* [WORK TO COMPLETE]
Set the lines down again exactly, first line through the line that contains "transmittance_err = [0.005, 0.005, 0.005, 0.005, 0.005, 0.005]", with no pictures.

━━ COLLECTED DATA ━━

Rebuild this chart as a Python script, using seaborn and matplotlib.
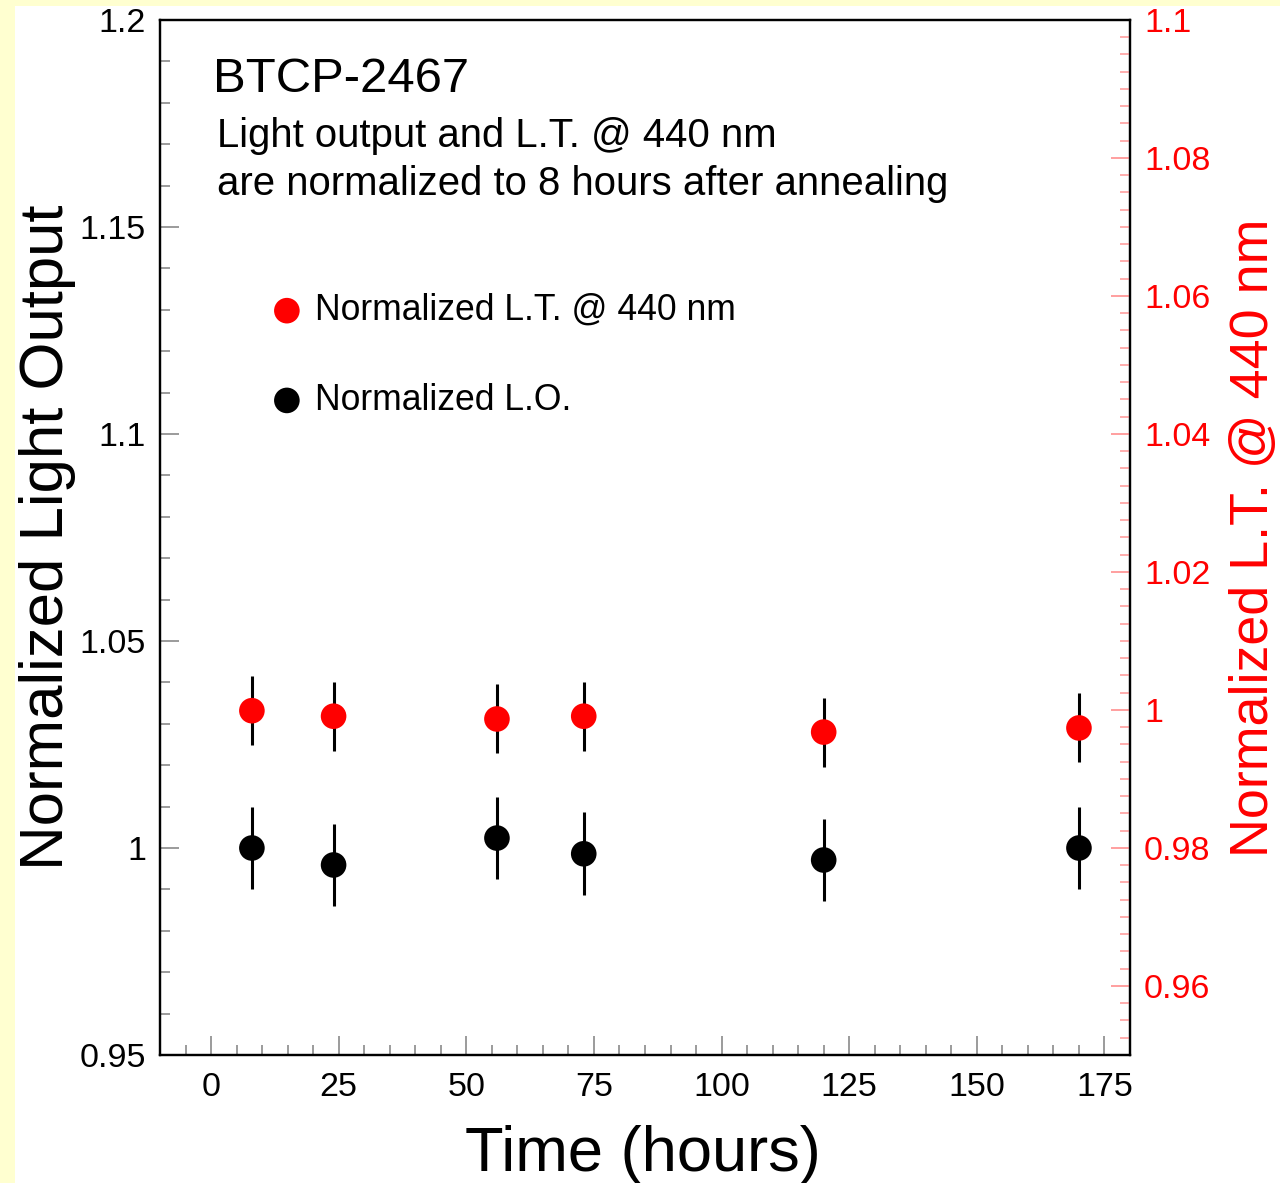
import matplotlib
matplotlib.use("Agg")
import matplotlib.pyplot as plt
from matplotlib.patches import Rectangle
from matplotlib.ticker import MultipleLocator
import numpy as np
import pandas as pd
import seaborn as sns

# ---------------- data ----------------
time_hours = [8, 24, 56, 73, 120, 170]
light_output = [1.0, 0.9959, 1.0024, 0.9986, 0.9971, 1.0]
light_output_err = [0.01, 0.01, 0.01, 0.01, 0.01, 0.01]
transmittance = [0.9999, 0.9991, 0.9987, 0.9991, 0.9968, 0.9974]
transmittance_err = [0.005, 0.005, 0.005, 0.005, 0.005, 0.005]

x_ticks = [0, 25, 50, 75, 100, 125, 150, 175]
left_ticks = [0.95, 1.0, 1.05, 1.1, 1.15, 1.2]
left_tick_labels = ["0.95", "1", "1.05", "1.1", "1.15", "1.2"]
right_ticks = [0.96, 0.98, 1.0, 1.02, 1.04, 1.06, 1.08, 1.1]
right_tick_labels = ["0.96", "0.98", "1", "1.02", "1.04", "1.06", "1.08", "1.1"]

title_text = "BTCP-2467"
note_lines = ["Light output and L.T. @ 440 nm",
              "are normalized to 8 hours after annealing"]
label_lt = "Normalized L.T. @ 440 nm"
label_lo = "Normalized L.O."

df_lo = pd.DataFrame({"t": time_hours, "v": light_output, "e": light_output_err})
df_lt = pd.DataFrame({"t": time_hours, "v": transmittance, "e": transmittance_err})

# ---------------- style ----------------
sns.set_style("ticks")
plt.rcParams["font.family"] = ["Liberation Sans", "DejaVu Sans"]
plt.rcParams["text.color"] = "black"
plt.rcParams["axes.labelcolor"] = "black"
plt.rcParams["xtick.labelcolor"] = "black"
plt.rcParams["ytick.labelcolor"] = "black"

W, H = 1280, 1183
fig = plt.figure(figsize=(W / 100, H / 100), dpi=100, facecolor="#FFFFD0")
fig.patches.append(Rectangle((15 / W, 0), 1 - 15 / W, 1 - 6 / H,
                             transform=fig.transFigure, facecolor="white",
                             edgecolor="none", zorder=-10))

L, R, T, B = 160, 1130, 20, 1055
ax = fig.add_axes([L / W, 1 - B / H, (R - L) / W, (B - T) / H])
ax.set_facecolor("white")
ax2 = ax.twinx()

# ---------------- marks ----------------
ax.errorbar(df_lo["t"], df_lo["v"], yerr=df_lo["e"], fmt="none",
            ecolor="black", elinewidth=2.2, capsize=0, zorder=2)
sns.scatterplot(data=df_lo, x="t", y="v", ax=ax, color="black", s=340,
                edgecolor="none", zorder=3, label=label_lo, legend=False)

ax2.errorbar(df_lt["t"], df_lt["v"], yerr=df_lt["e"], fmt="none",
             ecolor="black", elinewidth=2.2, capsize=0, zorder=2)
sns.scatterplot(data=df_lt, x="t", y="v", ax=ax2, color="red", s=340,
                edgecolor="none", zorder=3, label=label_lt, legend=False)

# ---------------- axes ----------------
ax.set_xlim(-10, 180)
ax.set_ylim(0.95, 1.2)
ax2.set_ylim(0.95, 1.1)

ax.set_xticks(x_ticks)
ax.set_xticklabels([str(v) for v in x_ticks])
ax.xaxis.set_minor_locator(MultipleLocator(5))
ax.set_yticks(left_ticks)
ax.set_yticklabels(left_tick_labels)
ax.yaxis.set_minor_locator(MultipleLocator(0.01))
ax2.set_yticks(right_ticks)
ax2.set_yticklabels(right_tick_labels)
ax2.yaxis.set_minor_locator(MultipleLocator(0.0025))

tick_gray = "#8a8a8a"
ax.tick_params(axis="both", which="major", direction="in", length=14,
               width=1.2, color=tick_gray, labelcolor="black", labelsize=24.5,
               top=False, right=False)
ax.tick_params(axis="both", which="minor", direction="in", length=7,
               width=1.2, color=tick_gray, top=False, right=False)
ax.tick_params(axis="y", which="major", pad=10)
ax.tick_params(axis="x", which="major", pad=12)
ax2.tick_params(axis="y", which="major", direction="in", length=14, width=1.2,
                color="#ff8f8f", labelcolor="red", labelsize=24.5, pad=10)
ax2.tick_params(axis="y", which="minor", direction="in", length=7, width=1.2,
                color="#ff9f9f")

for a in (ax, ax2):
    for s in a.spines.values():
        s.set_color("black")
        s.set_linewidth(1.6)
        s.set_visible(True)

ax.set_xlabel("Time (hours)", fontsize=45.5, color="black")
ax.xaxis.set_label_coords(0.498, -0.0965)
ax.xaxis.label.set(va="center", ha="center")

ax.set_ylabel("Normalized Light Output", fontsize=44.5, color="black")
ax.yaxis.set_label_coords(-0.1155, 0.5005)
ax.yaxis.label.set(rotation_mode="default", va="center", ha="center")

ax2.set_ylabel(label_lt, fontsize=38.8, color="red")
ax2.yaxis.set_label_coords(1.1278, 0.5)
ax2.yaxis.label.set(rotation=90, rotation_mode="default", va="center", ha="center")

# ---------------- texts ----------------
fig.text(213 / W, 1 - 92 / H, title_text, fontsize=35.3, va="baseline",
         ha="left", color="black")
fig.text(217 / W, 1 - 147 / H, note_lines[0], fontsize=28.9, va="baseline",
         ha="left", color="black")
fig.text(217 / W, 1 - 195 / H, note_lines[1], fontsize=28.9, va="baseline",
         ha="left", color="black")

# ---------------- legend ----------------
h1, l1 = ax.get_legend_handles_labels()
h2, l2 = ax2.get_legend_handles_labels()
leg = ax2.legend(h2 + h1, l2 + l1, loc="upper left",
                 bbox_to_anchor=((273 - L) / (R - L), (B - 293) / (B - T)),
                 frameon=False, fontsize=25.6, handlelength=0.78,
                 handletextpad=0.4, labelspacing=1.54, borderpad=0,
                 borderaxespad=0, markerscale=1.0)
for t in leg.get_texts():
    t.set_color("black")

fig.savefig("out.png", dpi=100, facecolor=fig.get_facecolor())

━━━

* [ANSWER TO THE TASK]
Rebuild this chart as a Python script, using seaborn and matplotlib.
import matplotlib
matplotlib.use("Agg")
import matplotlib.pyplot as plt
from matplotlib.patches import Rectangle
from matplotlib.ticker import MultipleLocator
import numpy as np
import pandas as pd
import seaborn as sns

# ---------------- data ----------------
time_hours = [8, 24, 56, 73, 120, 170]
light_output = [1.0, 0.9959, 1.0024, 0.9986, 0.9971, 1.0]
light_output_err = [0.01, 0.01, 0.01, 0.01, 0.01, 0.01]
transmittance = [0.9999, 0.9991, 0.9987, 0.9991, 0.9968, 0.9974]
transmittance_err = [0.005, 0.005, 0.005, 0.005, 0.005, 0.005]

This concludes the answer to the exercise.